Control systems are central computers directing all actions in a manufacturing gear, and uses a special set of software to function. There is an ongoing trend among security researchers, after the Stuxnet debacle that crippled Iran’s nuclear centrifuges, to identify what type of control systems can be manipulated remotely.
The results of research are not encouraging as many of the equipment involved in the study were designed without any security or internet connectivity in mind. Some equipments can last for decades without their software needing any update like conventional commercial software today.
Also, regulators have little or no authority to tell equipment vendors to fix known vulnerabilities in their gear.
Kevin McDonald of Alvaka Networks based in Irvine, California said that the United States government is partly to blame by tagging too many things as secret and failing to come up with an effective regulation for utilities to follow. McDonald attended the conference together with more than 130 other participants from Asia and Europe.
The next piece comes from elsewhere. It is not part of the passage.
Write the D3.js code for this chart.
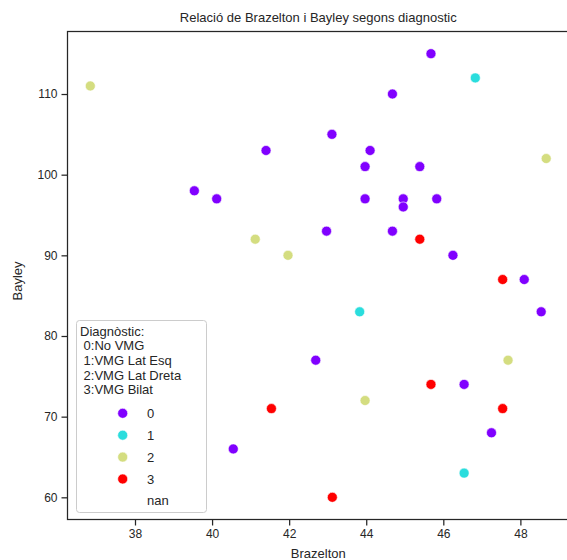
<!DOCTYPE html>
<html>
<head>
<meta charset="utf-8">
<script src="https://cdn.jsdelivr.net/npm/d3@7"></script>
<style>
  html, body { margin: 0; padding: 0; background: #fff; overflow: hidden; }
  svg { display: block; font-family: "Liberation Sans", Arial, sans-serif; }
</style>
</head>
<body>
<svg id="chart" width="567" height="560"></svg>
<script>
// Brazelton score, Bayley score and diagnostic group for each child
const brazelton = [45.68, 46.83, 44.68, 48.67, 45.39, 44.96, 44.96, 45.83, 44.68, 45.39,
                   46.25, 47.54, 48.10, 48.54, 36.84, 41.40, 39.54, 40.12, 41.12, 41.97,
                   43.11, 44.10, 43.97, 43.97, 42.97, 43.83, 42.69, 43.97, 41.54, 40.55,
                   43.12, 47.68, 45.68, 46.54, 47.54, 47.25, 46.54];
const bayley    = [115, 112, 110, 102, 101, 97, 96, 97, 93, 92,
                   90, 87, 87, 83, 111, 103, 98, 97, 92, 90,
                   105, 103, 101, 97, 93, 83, 77, 72, 71, 66,
                   60, 77, 74, 74, 71, 68, 63];
const diagnostic = [0, 1, 0, 2, 0, 0, 0, 0, 0, 3,
                    0, 3, 0, 0, 2, 0, 0, 0, 2, 2,
                    0, 0, 0, 0, 0, 1, 0, 2, 3, 0,
                    3, 2, 3, 0, 3, 0, 1];

const groups = [0, 1, 2, 3];
const groupColors = ["#8000ff", "#2adddd", "#d4dd80", "#ff0000"];
const legendTitle = ["Diagnòstic:", " 0:No VMG", " 1:VMG Lat Esq", " 2:VMG Lat Dreta", " 3:VMG Bilat"];
const legendLabels = ["0", "1", "2", "3", "nan"];
const xTicks = [38, 40, 42, 44, 46, 48];
const yTicks = [60, 70, 80, 90, 100, 110];

const title = "Relació de Brazelton i Bayley segons diagnostic";
const xLabel = "Brazelton";
const yLabel = "Bayley";

const svg = d3.select("#chart");
const plot = { left: 67.5, right: 569, top: 31.5, bottom: 519.5 };
const ink = "#262626";

// axis limits padded by 5% of the data range
const xExt = d3.extent(brazelton), yExt = d3.extent(bayley);
const xPad = (xExt[1] - xExt[0]) * 0.05, yPad = (yExt[1] - yExt[0]) * 0.05;
const x = d3.scaleLinear().domain([xExt[0] - xPad, xExt[1] + xPad]).range([plot.left, plot.right]);
const y = d3.scaleLinear().domain([yExt[0] - yPad, yExt[1] + yPad]).range([plot.bottom, plot.top]);
const color = d3.scaleOrdinal().domain(groups).range(groupColors);

// title
svg.append("text")
  .attr("x", (plot.left + plot.right) / 2).attr("y", 22)
  .attr("text-anchor", "middle").attr("font-size", 13).attr("fill", ink)
  .text(title);

// axes
const xAxis = svg.append("g").attr("transform", `translate(0,${plot.bottom})`)
  .call(d3.axisBottom(x).tickValues(xTicks).tickSize(6).tickPadding(4).tickSizeOuter(0));
const yAxis = svg.append("g").attr("transform", `translate(${plot.left},0)`)
  .call(d3.axisLeft(y).tickValues(yTicks).tickSize(6).tickPadding(4).tickSizeOuter(0));
[xAxis, yAxis].forEach(g => {
  g.select(".domain").remove();
  g.selectAll(".tick line").attr("stroke", ink).attr("stroke-width", 1.25);
  g.selectAll(".tick text").attr("fill", ink).attr("font-size", 12)
    .attr("font-family", "'Liberation Sans', Arial, sans-serif");
});

// frame
svg.append("rect")
  .attr("x", plot.left).attr("y", plot.top)
  .attr("width", plot.right - plot.left).attr("height", plot.bottom - plot.top)
  .attr("fill", "none").attr("stroke", ink).attr("stroke-width", 1.25);

// axis labels
svg.append("text")
  .attr("x", (plot.left + plot.right) / 2).attr("y", 558)
  .attr("text-anchor", "middle").attr("font-size", 13).attr("fill", ink)
  .text(xLabel);
svg.append("text")
  .attr("transform", `translate(22,281) rotate(-90)`)
  .attr("text-anchor", "middle").attr("font-size", 13).attr("fill", ink)
  .text(yLabel);

// points
svg.append("g").selectAll("circle")
  .data(brazelton.map((b, i) => ({ b, v: bayley[i], d: diagnostic[i] })))
  .join("circle")
  .attr("cx", d => x(d.b)).attr("cy", d => y(d.v)).attr("r", 5)
  .attr("fill", d => color(d.d)).attr("stroke", "#fff").attr("stroke-width", 0.6);

// legend
const lg = svg.append("g");
lg.append("rect")
  .attr("x", 76.5).attr("y", 320.5).attr("width", 130).attr("height", 192)
  .attr("rx", 3).attr("fill", "#fff").attr("fill-opacity", 0.8)
  .attr("stroke", "#cccccc").attr("stroke-width", 1);
lg.selectAll("text.title").data(legendTitle).join("text")
  .attr("class", "title")
  .attr("x", 80).attr("y", (d, i) => 335.5 + i * 14.7)
  .attr("font-size", 13).attr("fill", ink)
  .style("white-space", "pre").attr("xml:space", "preserve")
  .text(d => d);
const entries = lg.selectAll("g.entry").data(legendLabels).join("g")
  .attr("class", "entry")
  .attr("transform", (d, i) => `translate(0,${413.3 + i * 21.9})`);
entries.filter((d, i) => i < groups.length).append("circle")
  .attr("cx", 122.7).attr("cy", 0).attr("r", 5)
  .attr("fill", (d, i) => groupColors[i]).attr("stroke", "#fff").attr("stroke-width", 0.6);
entries.append("text")
  .attr("x", 147).attr("y", 4.5)
  .attr("font-size", 13).attr("fill", ink)
  .text(d => d);
</script>
</body>
</html>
The cancelled agenda about nuclear plant vulnerabilities was about a study of a plant outside the United States.
The said review was conducted by a utility although the regulators did not require them to do so.
Conference organizer Weiss said that the review a good way for a utility to learn about their own weaknesses by not just meeting the minimum requirements in studying their defensibility. Weiss did not reveal the name of the utility or the vendor that threatened to sue.